>> Start

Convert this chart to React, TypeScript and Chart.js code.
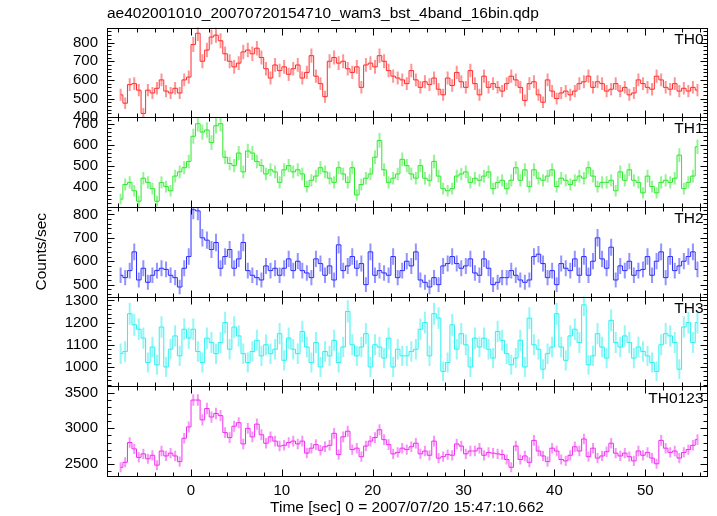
import React, { useEffect, useRef } from 'react';
import { Chart, registerables } from 'chart.js';

Chart.register(...registerables);

// ---- data (0.5 s bins, first bin centre at -7.75 s) ----
const BIN_START = -7.75;
const BIN_WIDTH = 0.5;

const TH0 = [
  520, 475, 575, 580, 545, 420, 545, 530, 555, 600, 540, 530, 555, 530, 600, 615,
  790, 850, 700, 760, 830, 840, 810, 740, 700, 670, 690, 750, 760, 740, 770, 720,
  660, 610, 680, 650, 670, 630, 660, 680, 610, 640, 730, 620, 580, 510, 700, 720,
  690, 700, 660, 640, 670, 560, 680, 690, 670, 730, 700, 650, 620, 610, 600, 580,
  650, 600, 560, 590, 575, 610, 550, 520, 610, 570, 640, 590, 560, 650, 580, 520,
  620, 560, 580, 560, 540, 580, 620, 600, 560, 490, 580, 590, 520, 480, 600, 540,
  500, 530, 540, 520, 540, 580, 590, 620, 560, 590, 580, 540, 550, 580, 540, 560,
  520, 530, 600, 580, 560, 550, 620, 600, 560, 550, 580, 540, 555, 540, 560, 545,
];

const TH1 = [
  340, 410, 420, 380, 330, 440, 420, 390, 330, 420, 400, 380, 450, 470, 490, 520,
  640, 700, 660, 670, 610, 690, 700, 540, 510, 500, 560, 470, 570, 560, 520, 500,
  460, 480, 470, 420, 480, 500, 470, 480, 460, 400, 430, 450, 490, 470, 440, 420,
  490, 460, 420, 490, 360, 410, 440, 460, 540, 620, 480, 420, 440, 460, 530, 500,
  460, 440, 500, 440, 430, 520, 450, 390, 380, 390, 450, 460, 470, 420, 440, 430,
  450, 470, 390, 420, 430, 390, 430, 490, 430, 480, 400, 480, 440, 430, 450, 480,
  400, 440, 430, 410, 430, 450, 440, 490, 450, 400, 420, 420, 430, 380, 470, 430,
  480, 430, 420, 370, 450, 400, 370, 420, 430, 420, 440, 550, 390, 420, 450, 590,
];

const TH2 = [
  540, 530, 560, 640, 520, 570, 510, 540, 560, 570, 565, 540, 530, 490, 570, 620,
  820, 815, 700, 690, 650, 680, 570, 620, 650, 570, 610, 680, 560, 540, 530, 520,
  580, 560, 570, 540, 570, 610, 560, 600, 560, 550, 530, 610, 590, 540, 580, 520,
  670, 560, 580, 620, 570, 590, 500, 640, 540, 560, 550, 540, 620, 530, 560, 600,
  580, 640, 520, 510, 490, 530, 500, 580, 590, 620, 590, 570, 580, 610, 550, 540,
  610, 570, 500, 510, 530, 530, 560, 540, 520, 510, 520, 620, 630, 590, 530, 560,
  500, 590, 570, 560, 610, 540, 620, 540, 600, 700, 610, 570, 660, 520, 580, 560,
  600, 540, 560, 565, 620, 540, 600, 640, 530, 620, 560, 580, 600, 620, 640, 565,
];

const TH3 = [
  1060, 1070, 1240, 1190, 1170, 1130, 1020, 1090, 1010, 1180, 1000, 1080, 1140, 1050, 1170, 1130,
  1170, 1070, 1020, 1130, 1110, 1060, 1110, 1200, 1080, 1180, 1140, 1060, 1020, 1070, 1120, 1050,
  1100, 1060, 1080, 1150, 1030, 1130, 1080, 1060, 1160, 1090, 1020, 1110, 1000, 1070, 1050, 1120,
  1020, 1090, 1250, 1100, 1050, 1090, 1150, 1000, 1100, 1090, 1040, 1130, 1000, 1080, 1050, 1050,
  1070, 1080, 1170, 1200, 1050, 1240, 1220, 980, 1020, 1190, 1080, 1150, 1100, 1000, 1130, 1090,
  1130, 1080, 1040, 1160, 1120, 1060, 1010, 1040, 1120, 1000, 1220, 1100, 1080, 990, 1060, 1090,
  1240, 1090, 1030, 1140, 1170, 1110, 1280, 1010, 1050, 1150, 1090, 1040, 1210, 1110, 1090, 1140,
  1110, 1040, 1090, 1070, 1050, 1020, 980, 1100, 1150, 1140, 1110, 990, 1180, 1200, 1110, 1200,
];

const TH0123 = [
  2450, 2520, 2800, 2710, 2590, 2640, 2570, 2620, 2480, 2680, 2610, 2650, 2610, 2530, 2860, 3020,
  3400, 3400, 3120, 3280, 3160, 3210, 3180, 2940, 2870, 3030, 3080, 2780, 3000, 2880, 3060, 2910,
  2790, 2880, 2820, 2750, 2760, 2800, 2820, 2780, 2820, 2650, 2720, 2770, 2690, 2740, 2760, 2930,
  2630, 2880, 2960, 2700, 2720, 2600, 2750, 2820, 2870, 2980, 2840, 2770, 2640, 2660, 2720, 2700,
  2740, 2790, 2640, 2680, 2620, 2820, 2580, 2600, 2630, 2620, 2780, 2750, 2640, 2680, 2680, 2720,
  2620, 2660, 2650, 2640, 2630, 2560, 2450, 2750, 2560, 2610, 2520, 2830, 2680, 2610, 2530, 2720,
  2680, 2560, 2540, 2620, 2740, 2680, 2850, 2600, 2720, 2580, 2610, 2670, 2790, 2650, 2610, 2650,
  2600, 2540, 2680, 2620, 2660, 2580, 2500, 2830, 2720, 2660, 2680, 2580, 2660, 2700, 2760, 2840,
];

const SERIES = [TH0, TH1, TH2, TH3, TH0123];
const PANEL_NAMES = ['TH0', 'TH1', 'TH2', 'TH3', 'TH0123'];
const Y_TICKS = [
  [400, 500, 600, 700, 800],
  [400, 500, 600, 700],
  [500, 600, 700, 800],
  [1000, 1100, 1200, 1300],
  [2500, 3000, 3500],
];
const X_TICKS = [0, 10, 20, 30, 40, 50];
const TITLE = 'ae402001010_20070720154710_wam3_bst_4band_16bin.qdp';
const X_TITLE = 'Time [sec] 0 = 2007/07/20 15:47:10.662';
const Y_TITLE = 'Counts/sec';

// ---- styling ----
const Y_MIN = [400, 303, 449, 913, 2327];
const Y_MAX = [881, 731, 832, 1317, 3594];
const Y_MINOR = [20, 20, 20, 20, 100];
const LINE_COLORS = ['#ff2b2b', '#2be82b', '#2b2bff', '#2bf0f0', '#f02bf0'];
const ERR_COLORS = [
  'rgba(255,60,60,0.55)',
  'rgba(60,235,60,0.55)',
  'rgba(60,60,255,0.55)',
  'rgba(60,240,240,0.55)',
  'rgba(240,60,240,0.55)',
];
const FONT = "'Liberation Sans', Arial, Helvetica, sans-serif";

const panelPlugin = {
  id: 'panelPlugin',
  beforeDatasetDraw(chart: any, args: any) {
    const k = args.index;
    const ys = chart.scales['y' + k];
    const xs = chart.scales.x;
    const ctx = chart.ctx;
    const ca = chart.chartArea;
    ctx.save();
    ctx.beginPath();
    ctx.rect(ca.left, ys.top, ca.right - ca.left, ys.bottom - ys.top);
    ctx.clip();
    // error bars
    ctx.strokeStyle = ERR_COLORS[k];
    ctx.lineWidth = 2;
    const vals = SERIES[k];
    vals.forEach((v, i) => {
      const t = BIN_START + BIN_WIDTH * i;
      const err = Math.sqrt(v / BIN_WIDTH);
      const x = xs.getPixelForValue(t);
      ctx.beginPath();
      ctx.moveTo(x, ys.getPixelForValue(v - err));
      ctx.lineTo(x, ys.getPixelForValue(v + err));
      ctx.stroke();
    });
  },
  afterDatasetDraw(chart: any) {
    chart.ctx.restore();
  },
  afterDraw(chart: any) {
    const ctx = chart.ctx;
    const ca = chart.chartArea;
    const xs = chart.scales.x;
    ctx.save();
    ctx.strokeStyle = '#000';
    ctx.lineWidth = 1;
    const L = Math.round(ca.left) + 0.5;
    const R = Math.round(ca.right) + 0.5;
    for (let k = 0; k < 5; k++) {
      const ys = chart.scales['y' + k];
      const T = Math.round(ys.top) + 0.5;
      const B = Math.round(ys.bottom) + 0.5;
      ctx.strokeRect(L, T, R - L, B - T);
      ctx.beginPath();
      // x ticks
      for (let t = -8; t <= 56; t += 2) {
        const x = Math.round(xs.getPixelForValue(t)) + 0.5;
        const len = t % 10 === 0 ? 7 : 4;
        ctx.moveTo(x, T); ctx.lineTo(x, T + len);
        ctx.moveTo(x, B); ctx.lineTo(x, B - len);
      }
      // y ticks
      const step = Y_MINOR[k];
      const majors = Y_TICKS[k];
      const majorStep = majors[1] - majors[0];
      for (let v = Math.ceil(Y_MIN[k] / step) * step; v <= Y_MAX[k]; v += step) {
        const y = Math.round(ys.getPixelForValue(v)) + 0.5;
        const len = v % majorStep === 0 ? 7 : 4;
        ctx.moveTo(L, y); ctx.lineTo(L + len, y);
        ctx.moveTo(R, y); ctx.lineTo(R - len, y);
      }
      ctx.stroke();
      // panel name
      ctx.fillStyle = '#000';
      ctx.font = `15.5px ${FONT}`;
      ctx.textAlign = 'right';
      ctx.textBaseline = 'middle';
      ctx.fillText(PANEL_NAMES[k], R - 4, ys.top + 12);
    }
    // titles
    ctx.fillStyle = '#000';
    ctx.font = `15.5px ${FONT}`;
    ctx.textAlign = 'left';
    ctx.textBaseline = 'middle';
    ctx.fillText(TITLE, 107, 14);
    ctx.textAlign = 'center';
    ctx.fillText(X_TITLE, (ca.left + ca.right) / 2, 508);
    ctx.translate(42, (ca.top + ca.bottom) / 2);
    ctx.rotate(-Math.PI / 2);
    ctx.fillText(Y_TITLE, 0, 0);
    ctx.restore();
  },
};

export default function App() {
  const ref = useRef<HTMLCanvasElement | null>(null);

  useEffect(() => {
    if (!ref.current) return;
    const datasets = SERIES.map((vals, k) => ({
      label: PANEL_NAMES[k],
      data: vals.map((v, i) => ({ x: BIN_START + BIN_WIDTH * i, y: v })),
      yAxisID: 'y' + k,
      borderColor: LINE_COLORS[k],
      borderWidth: 1,
      pointRadius: 0,
      stepped: 'middle' as const,
      fill: false,
    }));

    const scales: any = {
      x: {
        type: 'linear',
        position: 'bottom',
        min: -9.25,
        max: 56.8,
        grid: { display: false, drawTicks: false },
        border: { display: false },
        ticks: {
          color: '#000',
          font: { family: FONT, size: 15 },
          padding: 6,
          autoSkip: false,
          maxRotation: 0,
          callback: (v: any) => String(v),
        },
        afterBuildTicks: (s: any) => {
          s.ticks = X_TICKS.map((v) => ({ value: v }));
        },
        afterFit: (s: any) => {
          s.height = 40;
        },
      },
    };
    for (let k = 0; k < 5; k++) {
      scales['y' + k] = {
        type: 'linear',
        position: 'left',
        stack: 'panels',
        stackWeight: 1,
        weight: 5 - k,
        min: Y_MIN[k],
        max: Y_MAX[k],
        grid: { display: false, drawTicks: false },
        border: { display: false },
        ticks: {
          color: '#000',
          font: { family: FONT, size: 15 },
          padding: 9,
          autoSkip: false,
          callback: (v: any) => String(v),
        },
        afterBuildTicks: (s: any) => {
          s.ticks = Y_TICKS[k].map((v) => ({ value: v }));
        },
        afterFit: (s: any) => {
          s.width = 107;
        },
      };
    }

    const chart = new Chart(ref.current, {
      type: 'line',
      data: { datasets },
      options: {
        animation: false,
        responsive: false,
        maintainAspectRatio: false,
        devicePixelRatio: 1,
        layout: { padding: { left: 0, top: 27.5, right: 10, bottom: 0 } },
        plugins: {
          legend: { display: false },
          title: { display: false },
          tooltip: { enabled: false },
        },
        scales,
      },
      plugins: [panelPlugin],
    });
    return () => chart.destroy();
  }, []);

  return (
    <div style={{ position: 'absolute', left: 0, top: 0, width: 717, height: 516, background: '#fff' }}>
      <canvas ref={ref} width={717} height={516} style={{ width: 717, height: 516 }} />
    </div>
  );
}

>> End

» What to produce
Please reproduce the listing exactly from its opening line through the line that contains "Chart.register(...registerables);", both included, with all pictures omitted.

» Response
Convert this chart to React, TypeScript and Chart.js code.
import React, { useEffect, useRef } from 'react';
import { Chart, registerables } from 'chart.js';

Chart.register(...registerables);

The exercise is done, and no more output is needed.